++++ INFORMATION PROVIDED ++++

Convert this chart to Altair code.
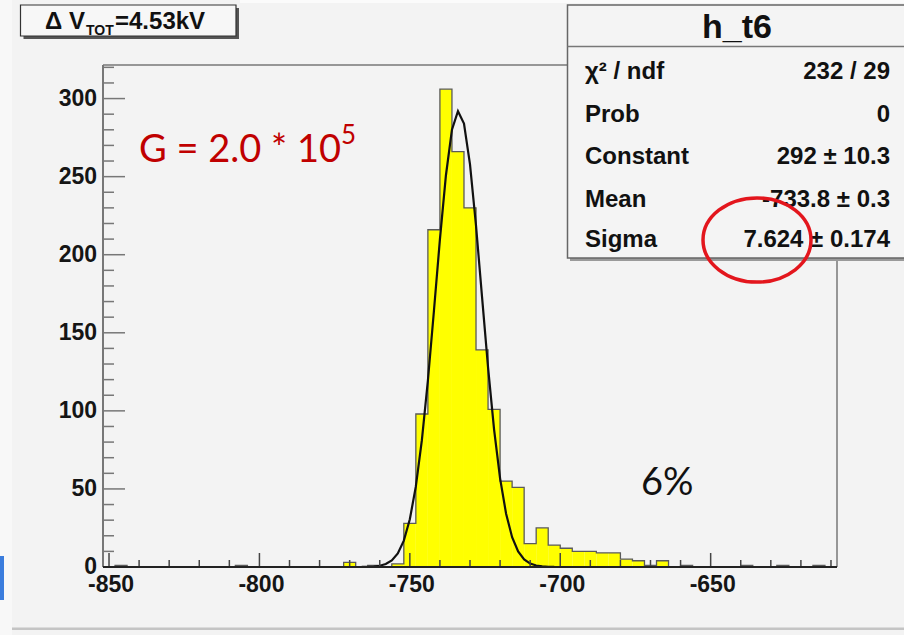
import altair as alt
import pandas as pd

# ---------------- data ----------------
bin_lo = -852          # first bin edge
bin_width = 4
counts = [0, 1, 0, 0, 0, 0, 0, 0, 0, 0,      # -852 .. -816
          0, 1, 0, 0, 0, 0, 0, 0, 0, 0,      # -812 .. -776
          3, 0, 1, 0, 2, 28, 98, 216, 306, 266,  # -772 .. -736
          230, 139, 101, 55, 51, 15, 25, 14, 12, 10,  # -732 .. -696
          10, 9, 9, 5, 4, 1, 4, 0, 1, 0,     # -692 .. -656
          0, 0, 0, 1, 0, 0, 1, 0, 0, 1,      # -652 .. -616
          0]                                 # -612
bin_starts = [bin_lo + bin_width * k for k in range(len(counts))]
bin_ends = [b + bin_width for b in bin_starts]

fit_x = [-766, -764, -762, -760, -758, -756, -754, -752, -750, -748, -746,
         -744, -742, -740, -738, -736, -734, -732, -730, -728, -726, -724,
         -722, -720, -718, -716, -714, -712, -710, -708, -706, -704, -702]
fit_y = [0.04, 0.11, 0.31, 0.8, 1.9, 4.2, 8.7, 16.9, 30.6, 51.6, 81.2,
         119.3, 163.8, 209.8, 250.9, 280.1, 291.9, 284.0, 257.9, 218.6, 173.0, 127.8,
         88.2, 56.8, 34.1, 19.1, 10.0, 4.9, 2.2, 0.95, 0.38, 0.14, 0.05]

x_major = [-850, -800, -750, -700, -650]
x_minor = [-840, -830, -820, -810, -790, -780, -770, -760, -740, -730, -720,
           -710, -690, -680, -670, -660, -640, -630, -620, -610]
y_major = [0, 50, 100, 150, 200, 250, 300]
y_minor = [10, 20, 30, 40, 60, 70, 80, 90, 110, 120, 130, 140, 160, 170, 180,
           190, 210, 220, 230, 240, 260, 270, 280, 290, 310, 320]

x_domain = [-852, -608]
y_domain = [0, 321.5]

title_parts = ["\u0394 V", "TOT", "=4.53kV"]
stats_title = "h_t6"
stats_labels = ["\u03c7\u00b2 / ndf", "Prob", "Constant", "Mean", "Sigma"]
stats_values = ["232 / 29", "0", "292 \u00b1 10.3", "-733.8 \u00b1 0.3", "7.624 \u00b1 0.174"]
gain_text = ["G = 2.0 * 10", "5"]
pct_text = "6%"

# ---------------- layout ----------------
OX, OY = 103, 65          # plot origin in page pixels
W, H = 734, 502
BG = "#f3f3f3"
AX_FONT = "Liberation Sans"

XS = alt.Scale(domain=x_domain, nice=False, zero=False)
YS = alt.Scale(domain=y_domain, nice=False, zero=False)
one = pd.DataFrame({"k": [0]})


def rect(x0, y0, x1, y1, **kw):
    return alt.Chart(one).mark_rect(**kw).encode(
        x=alt.value(x0 - OX), x2=alt.value(x1 - OX),
        y=alt.value(y0 - OY), y2=alt.value(y1 - OY))


def hline(x0, x1, y, **kw):
    return alt.Chart(one).mark_rule(**kw).encode(
        x=alt.value(x0 - OX), x2=alt.value(x1 - OX), y=alt.value(y - OY))


def vline(x, y0, y1, **kw):
    return alt.Chart(one).mark_rule(**kw).encode(
        x=alt.value(x - OX), y=alt.value(y0 - OY), y2=alt.value(y1 - OY))


def text(s, x, y, size, align="left", color="#111111", font=AX_FONT, weight="bold"):
    return alt.Chart(one).mark_text(
        text=s, align=align, baseline="alphabetic", font=font, fontSize=size,
        fontWeight=weight, color=color).encode(x=alt.value(x - OX), y=alt.value(y - OY))


hist_df = pd.DataFrame({"lo": bin_starts, "hi": bin_ends, "n": counts})
step_df = pd.DataFrame({"x": bin_starts + [bin_ends[-1]], "n": counts + [counts[-1]]})
fit_df = pd.DataFrame({"x": fit_x, "y": fit_y})

bars = alt.Chart(hist_df).mark_rect(fill="#ffff00", strokeWidth=0).encode(
    x=alt.X("lo:Q", scale=XS, axis=None),
    x2="hi:Q",
    y=alt.Y("n:Q", scale=YS, axis=None),
    y2=alt.value(H))

outline = alt.Chart(step_df).mark_line(interpolate="step-after", color="#5a5a5a",
                                       strokeWidth=1.3).encode(
    x=alt.X("x:Q", scale=XS, axis=None), y=alt.Y("n:Q", scale=YS, axis=None))

curve = alt.Chart(fit_df).mark_line(color="#111111", strokeWidth=2.2).encode(
    x=alt.X("x:Q", scale=XS, axis=None), y=alt.Y("y:Q", scale=YS, axis=None))

xt_major = alt.Chart(pd.DataFrame({"v": x_major})).mark_rule(color="#444444", strokeWidth=1.5).encode(
    x=alt.X("v:Q", scale=XS, axis=None), y=alt.value(H), y2=alt.value(H - 14))
xt_minor = alt.Chart(pd.DataFrame({"v": x_minor})).mark_rule(color="#444444", strokeWidth=1.5).encode(
    x=alt.X("v:Q", scale=XS, axis=None), y=alt.value(H), y2=alt.value(H - 7))
yt_major = alt.Chart(pd.DataFrame({"v": y_major})).mark_rule(color="#777777", strokeWidth=1.5).encode(
    y=alt.Y("v:Q", scale=YS, axis=None), x=alt.value(0), x2=alt.value(22))
yt_minor = alt.Chart(pd.DataFrame({"v": y_minor})).mark_rule(color="#777777", strokeWidth=1.5).encode(
    y=alt.Y("v:Q", scale=YS, axis=None), x=alt.value(0), x2=alt.value(11))

# axis labels (ROOT style, drawn through the scales)
x_lab_df = pd.DataFrame({"v": x_major, "t": [str(v) for v in x_major]})
y_lab_df = pd.DataFrame({"v": y_major, "t": [str(v) for v in y_major]})
x_labels = alt.Chart(x_lab_df).mark_text(
    align="center", baseline="top", font=AX_FONT, fontSize=23, fontWeight="bold",
    color="#151515", dx=2).encode(
    x=alt.X("v:Q", scale=XS, axis=None), y=alt.value(H + 7), text="t:N")
y_labels = alt.Chart(y_lab_df).mark_text(
    align="right", baseline="middle", font=AX_FONT, fontSize=23, fontWeight="bold",
    color="#151515").encode(
    y=alt.Y("v:Q", scale=YS, axis=None), x=alt.value(-6), text="t:N")

frame_top = hline(OX, OX + W, OY, color="#777777", strokeWidth=1.5)
frame_right = vline(OX + W, OY, OY + H, color="#777777", strokeWidth=1.5)
axis_left = vline(OX, OY, OY + H, color="#777777", strokeWidth=2)
axis_bottom = hline(OX, OX + W, OY + H, color="#222222", strokeWidth=2)

# title box
title_layers = [
    rect(23.5, 8, 239, 39, fill="#555555"),
    rect(20.5, 5, 236, 36, fill="#f7f7f7", stroke="#333333", strokeWidth=1.2),
    text(title_parts[0], 45, 28.5, 24),
    text(title_parts[1], 86, 35, 14),
    text(title_parts[2], 115, 28.5, 24),
]

# stats box
stats_layers = [
    rect(570, 8, 910, 261, fill="#9a9a9a"),
    rect(567.5, 5, 910, 258, fill="#f4f4f4", stroke="#666666", strokeWidth=1.5),
    hline(567.5, 904, 46.5, color="#777777", strokeWidth=1.5),
    text(stats_title, 737, 37.5, 34, align="center"),
]
row_base = [79, 121.5, 164, 206.5, 247]
for lab, val, yb in zip(stats_labels, stats_values, row_base):
    stats_layers.append(text(lab, 585, yb, 24))
    stats_layers.append(text(val, 890, yb, 24, align="right"))

ellipse = alt.Chart(one).mark_point(
    shape="M -1 0 A 1 0.78 0 1 0 1 0 A 1 0.78 0 1 0 -1 0 Z",
    size=108 * 108, filled=False, color="#e3161d", strokeWidth=3.5, opacity=1).encode(
    x=alt.value(757 - OX), y=alt.value(240 - OY))

notes = [
    text(gain_text[0], 139, 161.5, 38, color="#c00000", font="Lato", weight="normal"),
    text(gain_text[1], 341, 144, 26, color="#c00000", font="Lato", weight="normal"),
    text(pct_text, 641, 495, 38, color="#111111", font="Lato", weight="normal"),
]

# page decorations
deco = [
    rect(0, -5, 12, 640, fill="#f8f8f8"),
    rect(240, 0, 904, 3, fill="#fbfbfb"),
    rect(12, 627.5, 904, 630, fill="#c4c4c4"),
    rect(0, 556, 4, 600, fill="#3b7ddd"),
]

chart = alt.layer(
    *deco, bars, outline, curve, xt_major, xt_minor, yt_major, yt_minor,
    frame_top, frame_right, axis_left, axis_bottom, x_labels, y_labels,
    *title_layers, *stats_layers, ellipse, *notes
).properties(
    width=W, height=H,
    padding={"left": OX, "top": OY, "right": 904 - OX - W, "bottom": 635 - OY - H},
    autosize=alt.AutoSizeParams(type="none"),
    background=BG,
).configure_view(strokeWidth=0, fill=BG)

chart.save("out.html", embed_options={"renderer": "svg", "actions": False})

++++

=== THE REQUEST ===
From the first line above to the line containing "import pandas as pd", repeat each line exactly. Pictures stay out.

=== RESULT OF THE EXERCISE ===
Convert this chart to Altair code.
import altair as alt
import pandas as pd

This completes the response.